== What you are asked to do ==
Quote the whole listing word for word, please.

== Data extract ==
## START

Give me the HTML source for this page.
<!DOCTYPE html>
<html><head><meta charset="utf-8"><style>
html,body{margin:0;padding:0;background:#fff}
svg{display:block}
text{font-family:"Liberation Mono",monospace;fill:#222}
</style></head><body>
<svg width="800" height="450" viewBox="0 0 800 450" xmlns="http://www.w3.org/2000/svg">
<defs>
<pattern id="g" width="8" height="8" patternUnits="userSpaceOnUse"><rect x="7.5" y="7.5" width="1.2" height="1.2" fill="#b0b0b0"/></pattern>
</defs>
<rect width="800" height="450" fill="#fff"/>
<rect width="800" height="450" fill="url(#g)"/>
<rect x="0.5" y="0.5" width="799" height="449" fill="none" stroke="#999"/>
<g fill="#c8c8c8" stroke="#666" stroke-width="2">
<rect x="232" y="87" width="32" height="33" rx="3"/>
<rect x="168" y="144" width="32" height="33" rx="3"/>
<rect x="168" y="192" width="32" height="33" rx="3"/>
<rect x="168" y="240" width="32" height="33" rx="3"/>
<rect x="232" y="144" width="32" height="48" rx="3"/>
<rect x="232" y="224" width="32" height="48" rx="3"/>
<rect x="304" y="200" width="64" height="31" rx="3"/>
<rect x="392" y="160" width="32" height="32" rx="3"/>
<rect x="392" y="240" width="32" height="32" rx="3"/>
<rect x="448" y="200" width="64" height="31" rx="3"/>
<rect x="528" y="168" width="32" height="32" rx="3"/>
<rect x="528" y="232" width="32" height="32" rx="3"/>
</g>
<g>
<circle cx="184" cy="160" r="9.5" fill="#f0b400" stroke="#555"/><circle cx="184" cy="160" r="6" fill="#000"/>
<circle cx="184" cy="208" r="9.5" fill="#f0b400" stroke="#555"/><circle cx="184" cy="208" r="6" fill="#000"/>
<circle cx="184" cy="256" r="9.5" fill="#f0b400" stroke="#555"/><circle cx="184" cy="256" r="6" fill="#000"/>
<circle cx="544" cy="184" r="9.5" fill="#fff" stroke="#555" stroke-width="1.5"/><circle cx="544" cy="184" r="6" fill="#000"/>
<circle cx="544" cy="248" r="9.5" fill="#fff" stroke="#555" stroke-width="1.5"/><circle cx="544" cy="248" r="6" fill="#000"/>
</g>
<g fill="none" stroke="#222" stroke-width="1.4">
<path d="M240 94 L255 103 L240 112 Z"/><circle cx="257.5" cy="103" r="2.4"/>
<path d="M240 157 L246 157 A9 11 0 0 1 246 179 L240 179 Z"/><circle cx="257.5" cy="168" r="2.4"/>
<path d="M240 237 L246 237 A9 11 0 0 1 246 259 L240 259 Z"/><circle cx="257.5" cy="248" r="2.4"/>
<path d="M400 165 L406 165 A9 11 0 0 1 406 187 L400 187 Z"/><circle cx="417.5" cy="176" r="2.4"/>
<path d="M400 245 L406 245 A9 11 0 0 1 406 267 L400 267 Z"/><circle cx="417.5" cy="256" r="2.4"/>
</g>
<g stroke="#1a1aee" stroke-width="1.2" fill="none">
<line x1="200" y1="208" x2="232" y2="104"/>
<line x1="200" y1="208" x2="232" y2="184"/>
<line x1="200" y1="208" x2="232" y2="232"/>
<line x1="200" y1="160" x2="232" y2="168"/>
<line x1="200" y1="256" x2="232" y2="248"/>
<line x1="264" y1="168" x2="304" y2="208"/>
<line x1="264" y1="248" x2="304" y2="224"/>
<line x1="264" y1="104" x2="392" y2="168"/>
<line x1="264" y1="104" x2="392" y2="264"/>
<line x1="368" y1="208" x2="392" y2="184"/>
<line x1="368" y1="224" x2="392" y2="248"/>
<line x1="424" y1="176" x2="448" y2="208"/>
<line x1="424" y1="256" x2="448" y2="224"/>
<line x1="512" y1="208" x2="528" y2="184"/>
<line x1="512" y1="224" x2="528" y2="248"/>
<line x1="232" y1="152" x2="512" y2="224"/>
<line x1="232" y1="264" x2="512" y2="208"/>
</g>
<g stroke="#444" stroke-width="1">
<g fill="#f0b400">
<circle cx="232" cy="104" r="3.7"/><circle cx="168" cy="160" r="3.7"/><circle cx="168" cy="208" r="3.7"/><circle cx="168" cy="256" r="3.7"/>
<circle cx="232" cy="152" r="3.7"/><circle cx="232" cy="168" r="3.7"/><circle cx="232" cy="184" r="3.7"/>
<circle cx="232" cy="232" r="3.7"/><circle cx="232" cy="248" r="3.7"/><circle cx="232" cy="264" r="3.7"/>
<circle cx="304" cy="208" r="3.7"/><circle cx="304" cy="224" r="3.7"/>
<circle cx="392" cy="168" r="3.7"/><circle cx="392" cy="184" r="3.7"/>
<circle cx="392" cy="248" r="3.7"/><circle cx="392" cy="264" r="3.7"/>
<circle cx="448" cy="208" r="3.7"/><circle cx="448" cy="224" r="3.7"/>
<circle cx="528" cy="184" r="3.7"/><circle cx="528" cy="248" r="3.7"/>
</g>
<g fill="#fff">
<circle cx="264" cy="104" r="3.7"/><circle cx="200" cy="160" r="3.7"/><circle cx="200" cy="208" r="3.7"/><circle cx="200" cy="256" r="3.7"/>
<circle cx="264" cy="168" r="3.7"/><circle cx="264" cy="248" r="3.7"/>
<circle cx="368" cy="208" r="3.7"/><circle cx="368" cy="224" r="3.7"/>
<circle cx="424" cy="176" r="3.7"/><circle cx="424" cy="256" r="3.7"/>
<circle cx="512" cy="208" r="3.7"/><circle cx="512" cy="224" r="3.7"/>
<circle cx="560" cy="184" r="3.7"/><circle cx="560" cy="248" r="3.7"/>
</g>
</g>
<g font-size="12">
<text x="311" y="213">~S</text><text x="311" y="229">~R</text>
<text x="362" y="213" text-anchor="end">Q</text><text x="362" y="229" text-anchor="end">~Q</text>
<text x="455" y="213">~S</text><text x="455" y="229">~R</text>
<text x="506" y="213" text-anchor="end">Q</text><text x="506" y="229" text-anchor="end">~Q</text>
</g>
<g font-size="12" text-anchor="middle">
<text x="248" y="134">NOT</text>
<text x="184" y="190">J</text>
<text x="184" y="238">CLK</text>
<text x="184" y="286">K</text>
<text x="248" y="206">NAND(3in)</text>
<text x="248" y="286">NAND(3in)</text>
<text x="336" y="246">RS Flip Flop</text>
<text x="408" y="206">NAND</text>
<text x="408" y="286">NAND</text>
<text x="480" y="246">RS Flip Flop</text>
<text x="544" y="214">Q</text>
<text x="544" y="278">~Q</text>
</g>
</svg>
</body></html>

## END

== Completed exercise ==
Give me the HTML source for this page.
<!DOCTYPE html>
<html><head><meta charset="utf-8"><style>
html,body{margin:0;padding:0;background:#fff}
svg{display:block}
text{font-family:"Liberation Mono",monospace;fill:#222}
</style></head><body>
<svg width="800" height="450" viewBox="0 0 800 450" xmlns="http://www.w3.org/2000/svg">
<defs>
<pattern id="g" width="8" height="8" patternUnits="userSpaceOnUse"><rect x="7.5" y="7.5" width="1.2" height="1.2" fill="#b0b0b0"/></pattern>
</defs>
<rect width="800" height="450" fill="#fff"/>
<rect width="800" height="450" fill="url(#g)"/>
<rect x="0.5" y="0.5" width="799" height="449" fill="none" stroke="#999"/>
<g fill="#c8c8c8" stroke="#666" stroke-width="2">
<rect x="232" y="87" width="32" height="33" rx="3"/>
<rect x="168" y="144" width="32" height="33" rx="3"/>
<rect x="168" y="192" width="32" height="33" rx="3"/>
<rect x="168" y="240" width="32" height="33" rx="3"/>
<rect x="232" y="144" width="32" height="48" rx="3"/>
<rect x="232" y="224" width="32" height="48" rx="3"/>
<rect x="304" y="200" width="64" height="31" rx="3"/>
<rect x="392" y="160" width="32" height="32" rx="3"/>
<rect x="392" y="240" width="32" height="32" rx="3"/>
<rect x="448" y="200" width="64" height="31" rx="3"/>
<rect x="528" y="168" width="32" height="32" rx="3"/>
<rect x="528" y="232" width="32" height="32" rx="3"/>
</g>
<g>
<circle cx="184" cy="160" r="9.5" fill="#f0b400" stroke="#555"/><circle cx="184" cy="160" r="6" fill="#000"/>
<circle cx="184" cy="208" r="9.5" fill="#f0b400" stroke="#555"/><circle cx="184" cy="208" r="6" fill="#000"/>
<circle cx="184" cy="256" r="9.5" fill="#f0b400" stroke="#555"/><circle cx="184" cy="256" r="6" fill="#000"/>
<circle cx="544" cy="184" r="9.5" fill="#fff" stroke="#555" stroke-width="1.5"/><circle cx="544" cy="184" r="6" fill="#000"/>
<circle cx="544" cy="248" r="9.5" fill="#fff" stroke="#555" stroke-width="1.5"/><circle cx="544" cy="248" r="6" fill="#000"/>
</g>
<g fill="none" stroke="#222" stroke-width="1.4">
<path d="M240 94 L255 103 L240 112 Z"/><circle cx="257.5" cy="103" r="2.4"/>
<path d="M240 157 L246 157 A9 11 0 0 1 246 179 L240 179 Z"/><circle cx="257.5" cy="168" r="2.4"/>
<path d="M240 237 L246 237 A9 11 0 0 1 246 259 L240 259 Z"/><circle cx="257.5" cy="248" r="2.4"/>
<path d="M400 165 L406 165 A9 11 0 0 1 406 187 L400 187 Z"/><circle cx="417.5" cy="176" r="2.4"/>
<path d="M400 245 L406 245 A9 11 0 0 1 406 267 L400 267 Z"/><circle cx="417.5" cy="256" r="2.4"/>
</g>
<g stroke="#1a1aee" stroke-width="1.2" fill="none">
<line x1="200" y1="208" x2="232" y2="104"/>
<line x1="200" y1="208" x2="232" y2="184"/>
<line x1="200" y1="208" x2="232" y2="232"/>
<line x1="200" y1="160" x2="232" y2="168"/>
<line x1="200" y1="256" x2="232" y2="248"/>
<line x1="264" y1="168" x2="304" y2="208"/>
<line x1="264" y1="248" x2="304" y2="224"/>
<line x1="264" y1="104" x2="392" y2="168"/>
<line x1="264" y1="104" x2="392" y2="264"/>
<line x1="368" y1="208" x2="392" y2="184"/>
<line x1="368" y1="224" x2="392" y2="248"/>
<line x1="424" y1="176" x2="448" y2="208"/>
<line x1="424" y1="256" x2="448" y2="224"/>
<line x1="512" y1="208" x2="528" y2="184"/>
<line x1="512" y1="224" x2="528" y2="248"/>
<line x1="232" y1="152" x2="512" y2="224"/>
<line x1="232" y1="264" x2="512" y2="208"/>
</g>
<g stroke="#444" stroke-width="1">
<g fill="#f0b400">
<circle cx="232" cy="104" r="3.7"/><circle cx="168" cy="160" r="3.7"/><circle cx="168" cy="208" r="3.7"/><circle cx="168" cy="256" r="3.7"/>
<circle cx="232" cy="152" r="3.7"/><circle cx="232" cy="168" r="3.7"/><circle cx="232" cy="184" r="3.7"/>
<circle cx="232" cy="232" r="3.7"/><circle cx="232" cy="248" r="3.7"/><circle cx="232" cy="264" r="3.7"/>
<circle cx="304" cy="208" r="3.7"/><circle cx="304" cy="224" r="3.7"/>
<circle cx="392" cy="168" r="3.7"/><circle cx="392" cy="184" r="3.7"/>
<circle cx="392" cy="248" r="3.7"/><circle cx="392" cy="264" r="3.7"/>
<circle cx="448" cy="208" r="3.7"/><circle cx="448" cy="224" r="3.7"/>
<circle cx="528" cy="184" r="3.7"/><circle cx="528" cy="248" r="3.7"/>
</g>
<g fill="#fff">
<circle cx="264" cy="104" r="3.7"/><circle cx="200" cy="160" r="3.7"/><circle cx="200" cy="208" r="3.7"/><circle cx="200" cy="256" r="3.7"/>
<circle cx="264" cy="168" r="3.7"/><circle cx="264" cy="248" r="3.7"/>
<circle cx="368" cy="208" r="3.7"/><circle cx="368" cy="224" r="3.7"/>
<circle cx="424" cy="176" r="3.7"/><circle cx="424" cy="256" r="3.7"/>
<circle cx="512" cy="208" r="3.7"/><circle cx="512" cy="224" r="3.7"/>
<circle cx="560" cy="184" r="3.7"/><circle cx="560" cy="248" r="3.7"/>
</g>
</g>
<g font-size="12">
<text x="311" y="213">~S</text><text x="311" y="229">~R</text>
<text x="362" y="213" text-anchor="end">Q</text><text x="362" y="229" text-anchor="end">~Q</text>
<text x="455" y="213">~S</text><text x="455" y="229">~R</text>
<text x="506" y="213" text-anchor="end">Q</text><text x="506" y="229" text-anchor="end">~Q</text>
</g>
<g font-size="12" text-anchor="middle">
<text x="248" y="134">NOT</text>
<text x="184" y="190">J</text>
<text x="184" y="238">CLK</text>
<text x="184" y="286">K</text>
<text x="248" y="206">NAND(3in)</text>
<text x="248" y="286">NAND(3in)</text>
<text x="336" y="246">RS Flip Flop</text>
<text x="408" y="206">NAND</text>
<text x="408" y="286">NAND</text>
<text x="480" y="246">RS Flip Flop</text>
<text x="544" y="214">Q</text>
<text x="544" y="278">~Q</text>
</g>
</svg>
</body></html>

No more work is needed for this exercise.